When I have thought it necessary I have raised issues dealing with the school in general and in relation to specific issues pertaining to my girl. My criticism of the school management, which I have raised with them, is that the school doesn’t seem to want parents to be very involved. I can understand that. With it being such a big school with about 1 500 girls that it might seem daunting or nigh on impossible to have parents more involved, but there are ways around such things.

When the story of the “Whites Only” WhatsApp group first broke almost three weeks ago now, I was upset for the black girls and at the school. I felt that when the matter had first been brought to the school’s attention last year it could have been handled better. I was especially upset for my daughter because two of the girls in the group were girls that she looked up to as older sisters, girls that had taken her under their wings since she started at Girls High, girls with whom she had played water polo and travelled the country.

Neither of the two girls said anything in the group. I tried to guide my daughter to make a distinction between those who had said something and those who were merely added to the group and said nothing.
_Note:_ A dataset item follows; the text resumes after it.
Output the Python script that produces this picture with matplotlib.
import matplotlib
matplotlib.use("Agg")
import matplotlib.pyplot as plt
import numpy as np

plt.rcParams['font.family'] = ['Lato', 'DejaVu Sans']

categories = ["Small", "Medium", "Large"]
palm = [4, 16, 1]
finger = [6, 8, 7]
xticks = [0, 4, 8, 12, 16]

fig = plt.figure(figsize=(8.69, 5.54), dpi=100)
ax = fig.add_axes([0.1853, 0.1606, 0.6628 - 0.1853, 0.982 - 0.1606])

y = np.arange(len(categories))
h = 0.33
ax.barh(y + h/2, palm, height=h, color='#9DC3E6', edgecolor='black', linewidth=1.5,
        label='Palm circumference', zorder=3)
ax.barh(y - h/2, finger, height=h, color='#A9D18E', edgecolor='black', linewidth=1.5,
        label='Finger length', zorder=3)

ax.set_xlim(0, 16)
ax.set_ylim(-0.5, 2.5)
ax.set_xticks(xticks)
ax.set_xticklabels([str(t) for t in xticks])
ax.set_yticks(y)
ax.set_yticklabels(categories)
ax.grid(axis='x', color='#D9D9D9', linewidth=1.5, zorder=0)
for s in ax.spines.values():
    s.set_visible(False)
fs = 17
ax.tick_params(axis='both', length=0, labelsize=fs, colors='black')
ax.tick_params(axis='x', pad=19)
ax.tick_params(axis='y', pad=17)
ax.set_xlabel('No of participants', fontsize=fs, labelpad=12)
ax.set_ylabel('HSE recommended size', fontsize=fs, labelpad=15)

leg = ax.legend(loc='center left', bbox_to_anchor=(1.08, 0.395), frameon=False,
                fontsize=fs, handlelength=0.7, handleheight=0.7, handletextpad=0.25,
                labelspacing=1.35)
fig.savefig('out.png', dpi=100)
In her justified anger she wondered whether those girls who had always been there for her shared the views of those who made racist comments. 

I know these girls and their parents from water polo. They are good people. They drove the girls to evening practices on the East Rand. At times the girls would be welcome for dinner at their home on those evenings. 
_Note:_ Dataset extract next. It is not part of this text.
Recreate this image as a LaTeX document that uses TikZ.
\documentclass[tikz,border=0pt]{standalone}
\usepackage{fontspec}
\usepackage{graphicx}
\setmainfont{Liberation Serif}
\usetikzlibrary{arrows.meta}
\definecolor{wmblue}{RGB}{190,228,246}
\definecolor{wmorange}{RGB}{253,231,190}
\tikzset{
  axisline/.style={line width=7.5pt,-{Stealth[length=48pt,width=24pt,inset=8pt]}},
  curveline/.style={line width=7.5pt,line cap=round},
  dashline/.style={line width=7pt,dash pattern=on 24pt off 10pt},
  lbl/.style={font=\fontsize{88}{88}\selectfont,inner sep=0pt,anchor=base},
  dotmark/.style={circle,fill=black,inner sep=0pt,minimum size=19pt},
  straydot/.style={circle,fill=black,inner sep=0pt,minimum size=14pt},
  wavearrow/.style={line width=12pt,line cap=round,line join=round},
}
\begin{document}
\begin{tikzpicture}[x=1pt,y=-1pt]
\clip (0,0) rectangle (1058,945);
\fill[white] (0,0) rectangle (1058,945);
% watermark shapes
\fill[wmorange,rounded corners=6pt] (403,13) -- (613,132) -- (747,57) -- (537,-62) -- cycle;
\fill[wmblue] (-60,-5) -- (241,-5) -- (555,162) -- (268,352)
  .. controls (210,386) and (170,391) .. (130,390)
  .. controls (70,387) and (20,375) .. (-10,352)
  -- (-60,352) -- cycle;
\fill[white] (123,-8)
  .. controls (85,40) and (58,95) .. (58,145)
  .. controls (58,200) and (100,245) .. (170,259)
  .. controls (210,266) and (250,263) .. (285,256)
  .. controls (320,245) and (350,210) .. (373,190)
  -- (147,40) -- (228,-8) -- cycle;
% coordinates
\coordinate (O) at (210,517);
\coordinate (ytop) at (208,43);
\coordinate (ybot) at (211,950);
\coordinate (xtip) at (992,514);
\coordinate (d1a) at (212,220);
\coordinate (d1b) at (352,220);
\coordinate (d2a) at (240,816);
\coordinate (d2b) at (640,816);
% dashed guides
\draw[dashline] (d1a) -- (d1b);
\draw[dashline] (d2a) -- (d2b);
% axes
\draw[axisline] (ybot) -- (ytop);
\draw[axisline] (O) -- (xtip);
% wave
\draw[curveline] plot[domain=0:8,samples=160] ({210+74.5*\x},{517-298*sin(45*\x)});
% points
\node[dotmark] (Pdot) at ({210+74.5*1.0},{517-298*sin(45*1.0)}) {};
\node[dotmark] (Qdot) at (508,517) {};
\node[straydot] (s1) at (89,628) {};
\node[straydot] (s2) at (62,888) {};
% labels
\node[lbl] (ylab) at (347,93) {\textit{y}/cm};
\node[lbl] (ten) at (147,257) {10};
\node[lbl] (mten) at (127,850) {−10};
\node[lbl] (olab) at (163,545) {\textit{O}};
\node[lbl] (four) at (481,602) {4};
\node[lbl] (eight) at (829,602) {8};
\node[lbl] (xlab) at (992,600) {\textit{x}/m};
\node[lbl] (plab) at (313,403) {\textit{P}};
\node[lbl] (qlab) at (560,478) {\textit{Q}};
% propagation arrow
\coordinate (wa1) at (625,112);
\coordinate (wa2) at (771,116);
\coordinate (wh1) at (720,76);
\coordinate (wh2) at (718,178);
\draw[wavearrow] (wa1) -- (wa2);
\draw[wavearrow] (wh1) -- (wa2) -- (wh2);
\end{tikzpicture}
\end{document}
These are girls who I have spoken to and speak to whenever we see each other at drop-off and pick-up or at water polo. My daughter spoke to the girls and told them how finding out about the group and seeing some of the comments on it had made her feel. Discussions were had, apologies given and accepted. In our home the matter was settled. 

The school seemed to have a handle on the issue and the Gauteng department of education stepped up. The girls who had been in the group were suspended. We thought life was moving on and the girls could go back to learning. Then last week the story was suddenly in the newspapers and on the television news. 

Political parties, motivated by opportunism, got involved. Learning at the school was disrupted. The girls were anxious and upset all over again. Some media houses, acting with their own opportunism, thought it was a good idea to stand in front of the school as girls were going into the school and to push cameras in front of their faces.

As a parent my heart breaks for the children of this country who still have to endure the insidious effects of racism. This is our fault, us as adults and parents. Children repeat what they hear and see around their dinner tables, on the couches in their lounges and around the braais. If we adults rid ourselves of the complete stupidity of the idea of race and recognise that we all want the same things in life and for our children the lingering tentacles of this bigotry can be overcome.

As a mother my heart also breaks for the girls that have been suspended because they are all in matric. This is one of the most important and difficult years in any child’s life. What they did was not okay, and there had to be consequences. But they are children and there should have been a restorative process centred on acknowledgment, understanding and repair.  

Knowing the story from the inside, the opportunism of political parties and the media has been very disturbing. The media are not serious about facts. They are reckless, and they chose to report on a matter involving children in a way that fanned the flames. This may have got them more clicks and views but it’s unethical. 

Having children’s mistakes plastered over the news is not an ethical way to deal with an issue like this. There should, instead, be factually formed and carefully thought through reflection on our failures as adults to resolve the problems that we inherited.

The department of education also has a lot to answer for. The question of racism in formerly white schools, and some new private schools, has never been properly dealt with and the department only steps in where there is a crisis. Its work should be to ensure that crises don’t happen. It is not clear whether the suspension of the school principal by the Gauteng education department is a step in the right direction, because this article was being written on Tuesday afternoon.

School matters should not be opportunistically misused to make political capital as the Economic Freedom Fighters did when they camped outside the school gates on Tuesday. Matters involving children should be dealt with sensitively and with a view to resolving issues, to learning and growing. We all want our children to flourish and we all have an interest in developing and sustaining schools that enable children to flourish. 

Parents should not sit back until there is a crisis; tempers are boiling over and people are fearful. Parents should be involved with the aim of doing what they can to make the school a nurturing space.  

Pretoria High School for Girls is a beautiful school with some hard working and dedicated teachers. Like all institutions it is not perfect. It has things that it can improve and some that it can discard but it offers way more good than bad to its girls, their families and our country. As parents we need to value all the good things about the school and work to support it to become the best that it can be.

Nontobeko Hlela is a research fellow with the Institute for Pan African Thought & Conversation and a PhD candidate in the Department of Politics and International Relations at the University of Johannesburg.